Doubt hangs over a Government plan to form a competitive electricity market as Vietnam Electricity Group (EVN), the nation’s power monopoly, seems to be doing all it can to undo the plan.

EVN has for years claimed losses in a bid to ask for price hikes. Whenever it asks the Government for approval of power tariff rises. Together with some other State-run conglomerates, EVN sought support a fortnight ago to deal with losses triggered by the central bank’s local currency depreciation. The move has stirred a public uproar. That’s not all, though.
EVN is working on plans to change power pricing, which is feared to hit consumers, especially poor ones. EVN is seeking public comments on its plan to change the current progressive pricing system which it says is complicated.
The power utility has come up with three different ways to charge power consumers. The first is to keep the current six-level system, in which rates range from VND1,484 to VND2,587 per kWh, is kept unchanged. The second is to apply a flat rate, at VND1,747 a kWh, which is the average of the six levels in the progressive pricing system. The last is to keep progressive pricing in place but with fewer levels.
As for the third proposed pricing mechanism, there could be either three or four levels. EVN has five different scenarios for this mechanism in which the price of electricity is determined by the amount of electricity consumed and at a given level of consumption is an associated price per kWh.
Level 1 would be VND1,501 per kWh for basic consumption of less than 100 kWh a month, while levels 2 and 3 would be VND1,907 per kWh for consumption of less than 200 kWh a month, and VND2,557 per kWh for less than 300kWh a month.
EVN describes the progressive pricing mechanism as complicated, in which the more power people consume, the higher the rates are. The flat rate of VND1,747 a kWh, however, would upset consumers who use fewer than 240 kWh a month, as they could no longer enjoy the low rate of VND1,484 and VND1,533 a kWh. Such pricing would benefit large electricity consumers but hurt low-income earners, according to EVN.
The plan has come under fire. Many people have cast doubt as EVN, with its monopolistic power, never think about the interests of poor consumers. Economic experts, meanwhile, have also strongly protested against the plan because of a lack of transparency.
Experts in pricing and economics at a conference on Wednesday said they preferred the current progressive pricing mechanism to a flat pricing one proposed by EVN.
An official from the Ministry of Industry and Trade is quoted by Tuoi Tre newspaper that EVN should ensure that it would adopt a pricing system that does not affect needy and low-income consumers, while encouraging people to save energy. But the three proposed methods show that EVN wants people use more but pay less.
A calculation by the newspaper shows that those using more than 300 kWh a month would pay less than they do currently if the flat rate or three-level pricing scheme is applied, whereas those with consumption of 0 to 300 kWh would pay more.

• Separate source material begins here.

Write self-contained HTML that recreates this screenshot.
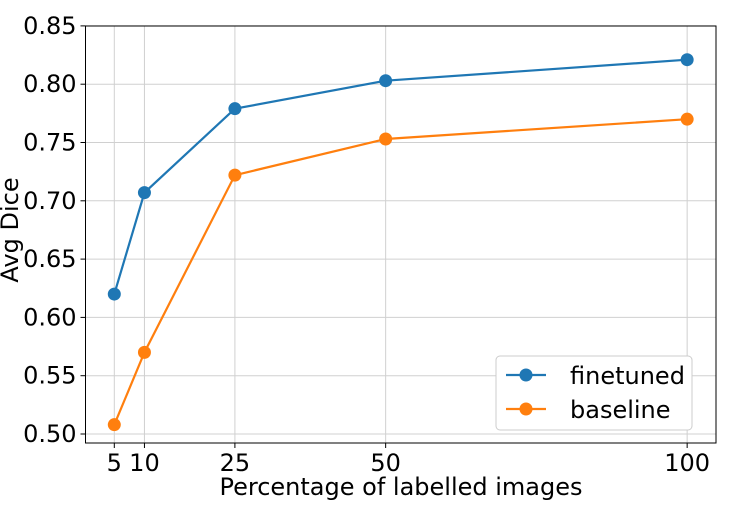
<!DOCTYPE html>
<html><head><meta charset="utf-8"><style>
body{margin:0;background:#fff;}
svg text{font-family:"DejaVu Sans","Liberation Sans",sans-serif;fill:#000;}
</style></head><body>
<svg id="chart" width="736" height="526" xmlns="http://www.w3.org/2000/svg">
<g id="grid"></g><g id="axes"></g><g id="series"></g>
<g>
<rect x="496" y="356" width="196" height="74" rx="4" fill="#fff" stroke="#ccc" stroke-width="1"/>
<g>
<line x1="506" y1="375" x2="546" y2="375" stroke="#1f77b4" stroke-width="2.2"/>
<circle cx="526" cy="375" r="6.5" fill="#1f77b4"/>
<text x="570" y="384" font-size="24">finetuned</text></g>
<g>
<line x1="506" y1="409" x2="546" y2="409" stroke="#ff7f0e" stroke-width="2.2"/>
<circle cx="526" cy="409" r="6.5" fill="#ff7f0e"/>
<text x="570" y="418" font-size="24">baseline</text></g>
</g>
<text x="401" y="495" font-size="24" text-anchor="middle">Percentage of labelled images</text>
<text transform="translate(18,230) rotate(-90)" font-size="24" text-anchor="middle">Avg Dice</text>
</svg>
<script>
const categories=[5,10,25,50,100];
const finetuned=[0.620,0.707,0.779,0.803,0.821];
const baseline=[0.508,0.570,0.722,0.753,0.770];
const yTicks=[0.50,0.55,0.60,0.65,0.70,0.75,0.80,0.85];
const xTicks=[5,10,25,50,100];
const NS="http://www.w3.org/2000/svg";
const L=85.5,R=716,T=26,B=443;
function xs(v){return 114.3+(v-5)*6.03;}
function ys(v){return 434-(v-0.5)/0.05*58.3;}
function mk(tag,attrs,parent){const e=document.createElementNS(NS,tag);for(const k in attrs)e.setAttribute(k,attrs[k]);parent.appendChild(e);return e;}
const grid=document.getElementById('grid'),axes=document.getElementById('axes'),ser=document.getElementById('series');
yTicks.forEach(t=>{const y=ys(t);
const g=mk('line',{x1:L,x2:R,y1:y,y2:y,stroke:'#d0d0d0','stroke-width':1},grid);


mk('line',{x1:L-5,x2:L,y1:y,y2:y,stroke:'#000'},axes);
const tx=mk('text',{x:L-9,y:y+8,'font-size':24,'text-anchor':'end'},axes);tx.textContent=t.toFixed(2);

});
xTicks.forEach(t=>{const x=xs(t);
const g=mk('line',{x1:x,x2:x,y1:T,y2:B,stroke:'#d0d0d0','stroke-width':1},grid);


mk('line',{x1:x,x2:x,y1:B,y2:B+5,stroke:'#000'},axes);
const tx=mk('text',{x:x,y:B+28,'font-size':24,'text-anchor':'middle'},axes);tx.textContent=t;

});
const fr=mk('rect',{x:L,y:T,width:R-L,height:B-T,fill:'none',stroke:'#000','stroke-width':1},axes);


function draw(vals,color,name){
const p=mk('polyline',{points:vals.map((v,i)=>xs(categories[i])+','+ys(v)).join(' '),fill:'none',stroke:color,'stroke-width':2.2},ser);


vals.forEach((v,i)=>{const c=mk('circle',{cx:xs(categories[i]),cy:ys(v),r:6.5,fill:color},ser);

});}
draw(finetuned,'#1f77b4','finetuned');
draw(baseline,'#ff7f0e','baseline');
</script>
</body></html>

“The flat rate would hurt low-income earners and would not encourage energy saving as the price is the same for both small and large power consumers,” the trade ministry official says. Users would not have to care about how much power they use, which would lead to rising electricity demand, he adds.
Ngo Tri Long, former president of the price management institute under the Ministry of Finance, disapproves of the three options proposed by EVN. The first
would keep the current pricing method in place, which has been objected by the public while
the Ministry of Finance has urged change. The same-rate mechanism seems unworkable as the poor would be forced to share electricity bills with the rich
as in the second option. The third option, meanwhile, still sticks to the average price of VND1,747 a kWh, above the current VND1,622.
Vice chairman of the National Assembly’s Economic Committee Nguyen Duc Kien says on baodatviet.vn that any options should be in the interests of the majority. Consumers who used over 400 kWh per month account for less than 5% of the total while those consuming less than 100 kW are usually low-income earners.
Nguyen Dinh Cung, president of the Central Institute for Economic Management (CIEM), stresses that EVN is a business, not an authority, so it could not fix prices for the industry. The issue must be clarified because people may misunderstand that EVN is a State agency responsible for power pricing.